• **Requirement**: State how many lines of the data contain the word "React", and write nothing besides the number.

=====

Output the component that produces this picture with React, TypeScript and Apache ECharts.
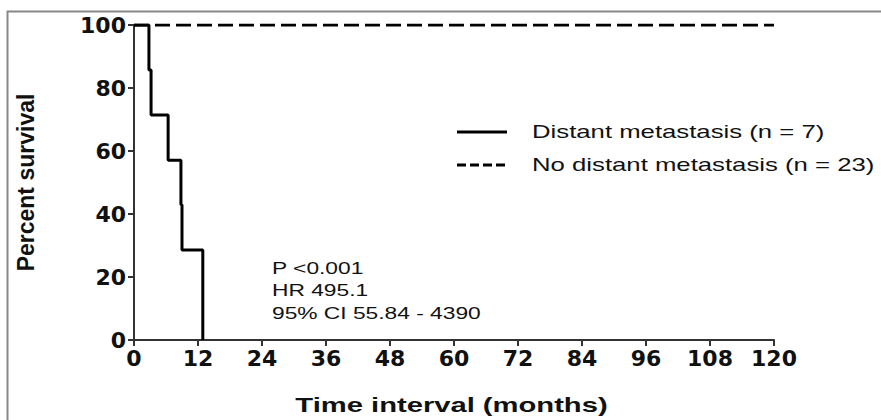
import React, { useEffect, useRef } from "react";
import * as echarts from "echarts";

const timesDistant = [0, 2.8, 3.2, 6.4, 8.8, 9.0, 12.9];
const survivalDistant = [100, 85.7, 71.4, 57.1, 42.9, 28.6, 0];
const timesNoDistant = [0, 120];
const survivalNoDistant = [100, 100];
const seriesNames = ["Distant metastasis (n = 7)", "No distant metastasis (n = 23)"];
const statLines = ["P <0.001", "HR 495.1", "95% CI 55.84 - 4390"];
const xTitle = "Time interval (months)";
const yTitle = "Percent survival";

export default function App() {
  const ref = useRef<HTMLDivElement>(null);
  useEffect(() => {
    if (!ref.current) return;
    const chart = echarts.init(ref.current, undefined, { renderer: "svg" });
    const font = "Liberation Sans, Arial, sans-serif";
    const tickFont = "DejaVu Sans, sans-serif";
    chart.setOption({
      animation: false,
      backgroundColor: "#ffffff",
      grid: { left: 134, right: 107, top: 25, bottom: 80 },
      xAxis: {
        type: "value",
        min: 0,
        max: 120,
        interval: 12,
        axisLine: { lineStyle: { color: "#333", width: 2 } },
        axisTick: { length: 6, lineStyle: { color: "#333", width: 2 } },
        axisLabel: { fontFamily: tickFont, fontWeight: "bold", fontSize: 22, color: "#111", margin: 7 },
        splitLine: { show: false },
      },
      yAxis: {
        type: "value",
        min: 0,
        max: 100,
        interval: 20,
        name: yTitle,
        nameLocation: "middle",
        nameGap: 97,
        nameTextStyle: { fontFamily: font, fontWeight: "bold", fontSize: 23, color: "#111" },
        axisLine: { show: true, lineStyle: { color: "#333", width: 2 } },
        axisTick: { show: true, length: 6, lineStyle: { color: "#333", width: 2 } },
        axisLabel: { fontFamily: tickFont, fontWeight: "bold", fontSize: 22, color: "#111", margin: 8 },
        splitLine: { show: false },
      },
      series: [
        {
          name: seriesNames[0],
          type: "line",
          step: "end",
          showSymbol: false,
          lineStyle: { color: "#000", width: 3 },
          data: timesDistant.map((t, i) => [t, survivalDistant[i]]),
          z: 3,
        },
        {
          name: seriesNames[1],
          type: "line",
          showSymbol: false,
          lineStyle: { color: "#000", width: 3, type: [15, 6] },
          data: timesNoDistant.map((t, i) => [t, survivalNoDistant[i]]),
          z: 2,
        },
      ],
      graphic: [
        {
          type: "rect",
          shape: { x: 7.5, y: 11.5, width: 900, height: 440 },
          style: { fill: "none", stroke: "#888", lineWidth: 2 },
          silent: true,
        },
        {
          type: "text",
          x: 451.5,
          y: 405,
          scaleX: 1.39,
          style: {
            text: xTitle,
            fontFamily: font,
            fontWeight: "bold",
            fontSize: 21,
            fill: "#111",
            textAlign: "center",
            verticalAlign: "middle",
          },
        },
        {
          type: "line",
          shape: { x1: 457, y1: 132, x2: 507, y2: 132 },
          style: { stroke: "#000", lineWidth: 3 },
        },
        {
          type: "text",
          x: 532,
          y: 132,
          scaleX: 1.43,
          style: { text: seriesNames[0], fontFamily: font, fontSize: 18, fill: "#111", verticalAlign: "middle" },
        },
        {
          type: "line",
          shape: { x1: 457, y1: 165, x2: 507, y2: 165 },
          style: { stroke: "#000", lineWidth: 3, lineDash: [9, 4] },
        },
        {
          type: "text",
          x: 532,
          y: 165,
          scaleX: 1.43,
          style: { text: seriesNames[1], fontFamily: font, fontSize: 18, fill: "#111", verticalAlign: "middle" },
        },
        ...statLines.map((s, i) => ({
          type: "text",
          x: 272,
          y: 268 + i * 22.5,
          scaleX: 1.34,
          style: { text: s, fontFamily: font, fontSize: 17, fill: "#111", verticalAlign: "middle" },
        })),
      ],
    });
    return () => chart.dispose();
  }, []);
  return (
    <div
      ref={ref}
      style={{ position: "absolute", left: 0, top: 0, width: 881, height: 420 }}
    />
  );
}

=====

• **Response to this task**: 2